The trend toward hiring older workers is gaining momentum throughout Europe:

Across a rapidly aging Europe, employers are finding ways to keep older staff on the job for longer, or adding new ones.  Workers aged 55-74 accounted for 85% of employment growth in the eurozone between 2012 and 2018, according to the Organization for Economic Cooperation and Development….

A major incentive driving this trend is Europe’s coming “demographic cliff.” The region’s currency union will lose 16 percent of its working-age population (ages 15-64) by 2050 relative to its total population, according to the European Central Bank. That is double the proportion of the U.S. working-age population that will be lost over the period.

In response, European businesses and governments are working to increase employment and productivity among older workers. For example,

Executives at German auto maker BMW AG tried an experiment at a factory in Bavaria a few years ago. They staffed an assembly line exclusively with older workers, with the average age approaching 50.
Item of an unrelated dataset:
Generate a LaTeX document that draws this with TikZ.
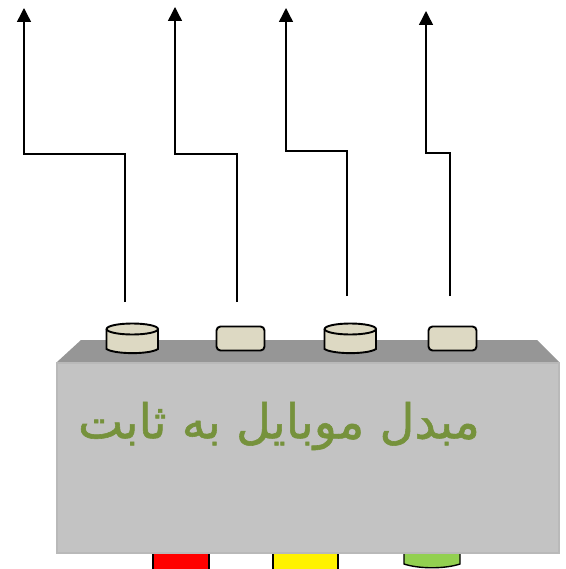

By making small tweaks—ergonomic chairs, less-rigid wooden floors, lenses to magnify smaller parts—BMW transformed the line into one of the factory’s most efficient. The total outlay: around 40,000 euros ($45,000).

“We found that older workers had the same productivity as younger ones, and in terms of quality they were even better,” said Jochen Frey, human resources spokesman for BMW. The line’s design has since been replicated in BMW factories across Germany and beyond.

Employers elsewhere are finding that previous assumptions about older workers’ productivity are wrong, the Journal reports:

Economists had until recently assumed that workers’ productivity peaked somewhere between the ages of 30 and 45, before declining rapidly after about 60. But some recent research challenges that assumption: Examining large data sets, economists led by Axel Borsch-Supan at Munich’s Technical University found that the productivity of manufacturing and service-sector workers doesn’t change much through age 65.

As a result of the increase in older workers, the eurozone’s labor force is now 2 percent larger than before the financial crisis in 2008, “defying predictions that it would shrink,” according to the Journal.

That has helped lift the region’s recovery from a deep financial crisis, making it easier for firms to fill vacancies and for governments to plug holes in public coffers.

To capitalize on this trend, Caroline Young founded a recruitment agency in Paris in 2005 that places retired workers with industrial companies in France, Germany and Belgium.

“Employers have realized you’re not that old at retirement,” said Ms. Young, who says she has more than 1,000 retirees working every year. Her oldest placement was 80 years old.